The worst riot happened on July 23 in Detroit following an early morning raid on an unlicensed speakeasy. A private party of about 80 people was celebrating with two soldiers who had just returned from Vietnam. Detroit police decided to arrest all of them.
Mostly black residents battled Detroit police, Michigan State Police, the Michigan National Guard, and 4,700 paratroopers from the U.S. Army’s 82nd and 101st Airborne Divisions for five days. TV News footage showed many parts of the city on fire, with machine guns, tanks, and combat troops engaged in firefights in the streets.
The result was 43 dead, 1,189 injured, over 7,200 arrests, and more than 2,000 buildings destroyed. Historians claim the scale of the unrest in Detroit was the worst in the U.S. since the draft riots during the U.S. Civil War in New York City.
Such mayhem would not reoccur until 1992 after four white police officers were acquitted in the beating of Rodney King that was recorded and seen by millions on television.
A month after the Detroit riot, Martin Luther King spoke to the American Psychological Association, He described the race riots as a “durable social phenomena” with a kind of cause and effect relationship–not unlike Newton’s third law of motion–for every action there is an equal and opposite reaction. King called the riots “acts of lawlessness that mirror the excesses of those charged with upholding the law”.
The Kerner Commission investigated the causes of the 1967 riots and concluded: “our nation is moving toward two societies, one black, one white — separate and unequal”.
The summer of 2020 is just beginning. We are in a very different time than the 1960s but we are still in the same place. There could be more rioting because people are just as sick and tired of the institutionalized racism and inequality as they were 50 years ago.
The same challenges exist for fair housing, better wages, healthcare, education, and fair elections. And let’s not forget the “lock’em up” mentality when it comes to dissidents, the poor, and the unemployed. It’s not space but criminal justice reform that is the next frontier. That and maybe electoral reform.
The millennials were smarter than their boomer parents. And Gen-Z is smarter than they are. The social movements of the 1960s were conflicted over armed struggle and peaceful engagement. Today’s youth don’t get worked up about that stuff anymore.
They are busy forging alliances and creating more livable communities because, as Reverend William Barber keeps reminding us, if some of us don’t prosper ultimately none of us will.

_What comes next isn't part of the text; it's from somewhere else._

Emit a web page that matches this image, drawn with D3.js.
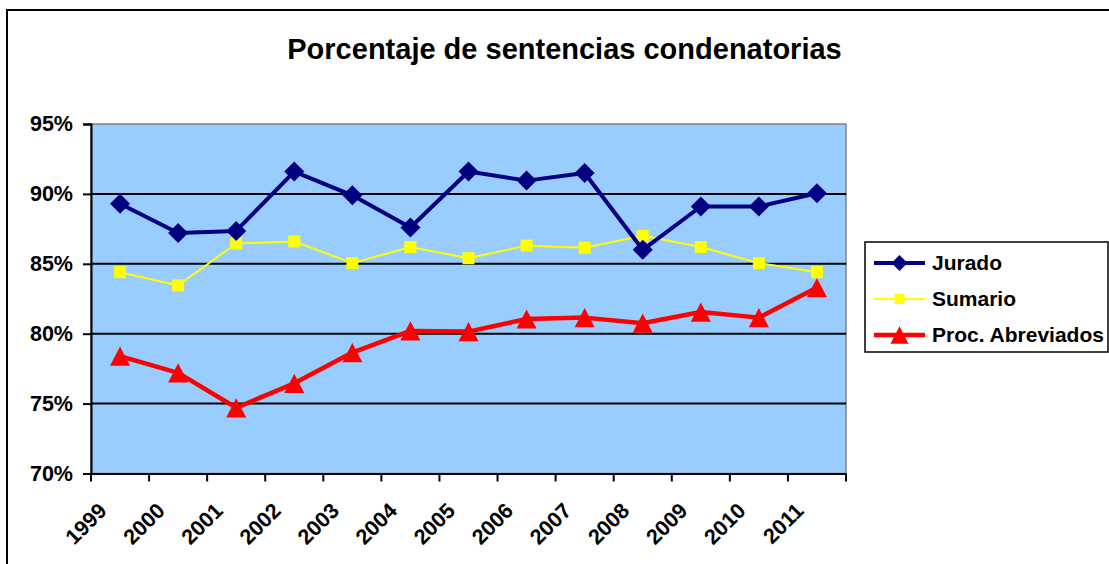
<!DOCTYPE html>
<html>
<head>
<meta charset="utf-8">
<script src="https://cdn.jsdelivr.net/npm/d3@7"></script>
<style>
html,body{margin:0;padding:0;background:#fff;}
svg{display:block;}
text{font-family:"Liberation Sans",Arial,sans-serif;font-weight:bold;fill:#000;}
</style>
</head>
<body>
<svg id="chart" width="1109" height="564"></svg>
<script>
const years = ["1999","2000","2001","2002","2003","2004","2005","2006","2007","2008","2009","2010","2011"];
const jurado = [89.3, 87.2, 87.35, 91.6, 89.9, 87.6, 91.6, 90.95, 91.5, 86.0, 89.1, 89.1, 90.05];
const sumario = [84.4, 83.45, 86.45, 86.6, 85.05, 86.2, 85.4, 86.3, 86.15, 87.0, 86.2, 85.05, 84.4];
const abreviados = [78.4, 77.2, 74.7, 76.45, 78.65, 80.2, 80.15, 81.05, 81.15, 80.75, 81.55, 81.15, 83.3];
const yTicks = [70, 75, 80, 85, 90, 95];
const seriesNames = ["Jurado", "Sumario", "Proc. Abreviados"];
const title = "Porcentaje de sentencias condenatorias";

const svg = d3.select("#chart");
const plot = {left: 91, right: 846, top: 124, bottom: 473.5};

// outer chart border
svg.append("rect").attr("x", 7).attr("y", 10).attr("width", 1300).attr("height", 800)
  .attr("fill", "#fff").attr("stroke", "#000").attr("stroke-width", 2);

svg.append("text").attr("x", 564.5).attr("y", 59).attr("text-anchor", "middle")
  .style("font-size", "29px").text(title);

const x = d3.scaleBand().domain(years).range([plot.left, plot.right]).padding(0);
const y = d3.scaleLinear().domain([70, 95]).range([plot.bottom, plot.top]);

// plot area background
svg.append("rect").attr("x", plot.left).attr("y", plot.top)
  .attr("width", plot.right - plot.left).attr("height", plot.bottom - plot.top)
  .attr("fill", "#99CCFF").attr("stroke", "#808080").attr("stroke-width", 1.5);

// gridlines
svg.append("g").selectAll("line").data(yTicks.filter(d => d > 70 && d < 95)).join("line")
  .attr("x1", plot.left).attr("x2", plot.right)
  .attr("y1", d => y(d)).attr("y2", d => y(d))
  .attr("stroke", "#000").attr("stroke-width", 2);

// y axis
const yAxis = svg.append("g").attr("transform", `translate(${plot.left},0)`)
  .call(d3.axisLeft(y).tickValues(yTicks).tickFormat(d => d + "%").tickSize(8).tickPadding(10));
yAxis.select(".domain").attr("stroke", "#000").attr("stroke-width", 2);
yAxis.selectAll(".tick line").attr("stroke", "#000").attr("stroke-width", 2);
yAxis.selectAll(".tick text").style("font-size", "21.5px").attr("font-family", null).attr("fill", "#000");

// x axis
const xAxis = svg.append("g").attr("transform", `translate(0,${plot.bottom})`)
  .call(d3.axisBottom(x).tickSize(0).tickFormat(""));
xAxis.select(".domain").attr("stroke", "#000").attr("stroke-width", 2);
xAxis.selectAll(".tick").remove();
const bounds = years.map(d => x(d)).concat([x(years[years.length - 1]) + x.bandwidth()]);
xAxis.selectAll("line.tk").data(bounds).join("line").attr("class", "tk")
  .attr("x1", d => d).attr("x2", d => d).attr("y1", 0).attr("y2", 8)
  .attr("stroke", "#000").attr("stroke-width", 2);
svg.append("g").selectAll("text").data(years).join("text")
  .attr("text-anchor", "end")
  .attr("transform", d => `translate(${x(d) + x.bandwidth() / 2 - 12},512) rotate(-45)`)
  .style("font-size", "21.5px").text(d => d);

const cx = d => x(d) + x.bandwidth() / 2;

const diamond = s => `M0,${-s/2}L${s/2},0L0,${s/2}L${-s/2},0Z`;
const square = s => `M${-s/2},${-s/2}h${s}v${s}h${-s}Z`;
const triangle = s => `M0,${-s*0.48}L${s/2},${s*0.48}L${-s/2},${s*0.48}Z`;

const series = [
  {name: seriesNames[0], values: jurado, color: "#000080", width: 4, marker: diamond, size: 20, lsize: 16},
  {name: seriesNames[1], values: sumario, color: "#FFFF00", width: 2, marker: square, size: 12, lsize: 10},
  {name: seriesNames[2], values: abreviados, color: "#FF0000", width: 4.5, marker: triangle, size: 20, lsize: 18}
];

const line = d3.line().x(d => cx(d.year)).y(d => y(d.v));

[series[2], series[1], series[0]].forEach(s => {
  const pts = years.map((yr, i) => ({year: yr, v: s.values[i]}));
  svg.append("path").datum(pts).attr("d", line).attr("fill", "none")
    .attr("stroke", s.color).attr("stroke-width", s.width).attr("stroke-linejoin", "round");
  svg.append("g").selectAll("path").data(pts).join("path")
    .attr("transform", d => `translate(${cx(d.year)},${y(d.v)})`)
    .attr("d", s.marker(s.size)).attr("fill", s.color);
});

// legend
const lg = svg.append("g");
lg.append("rect").attr("x", 865).attr("y", 242).attr("width", 243).attr("height", 110)
  .attr("fill", "#fff").attr("stroke", "#000").attr("stroke-width", 1.5);
series.forEach((s, i) => {
  const ly = 263 + i * 36;
  lg.append("line").attr("x1", 874).attr("x2", 925).attr("y1", ly).attr("y2", ly)
    .attr("stroke", s.color).attr("stroke-width", s.width);
  lg.append("path").attr("transform", `translate(899.5,${ly})`).attr("d", s.marker(s.lsize)).attr("fill", s.color);
  lg.append("text").attr("x", 932).attr("y", ly).attr("dy", "0.35em")
    .style("font-size", "21px").text(s.name);
});
</script>
</body>
</html>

It’s kind of like how together we have to beat the coronavirus. As MLK advocated, civil disobedience and political activism are the surest means to achieve political goals.
People hit the streets after the killing of George Floyd to vent their deep frustration over inequalities that should not exist in a civilized country. They did not riot, loot, and kill in a blind rage that burned down the places where they live. No, they are calling for changes that are long overdue.
Back in 1967 as well as now, commentators and politicians are blaming it all on outside agitators as if Antifa members possess some demonic power to turn decent citizens into angry mobs who wantonly loot and pillage. That’s laughable and absurd. The same charge was made in the 1960s. It wasn’t true then either.
Officials of the established order simply can’t fathom that their neighbors and fellow citizens rioted for their own good reasons. They didn’t need Anitfa or Black Lives Matter to turn them into an angry mob. They were plenty mad on their own account.
“I’m not here to fight someone,” said Eldon Gillet, 40, who talked to the New York Times in Brooklyn on Saturday. “I’m here to fight a system,” he said.
Change will come when enough people register and vote out the scoundrels who let the police keep putting their knees on our necks.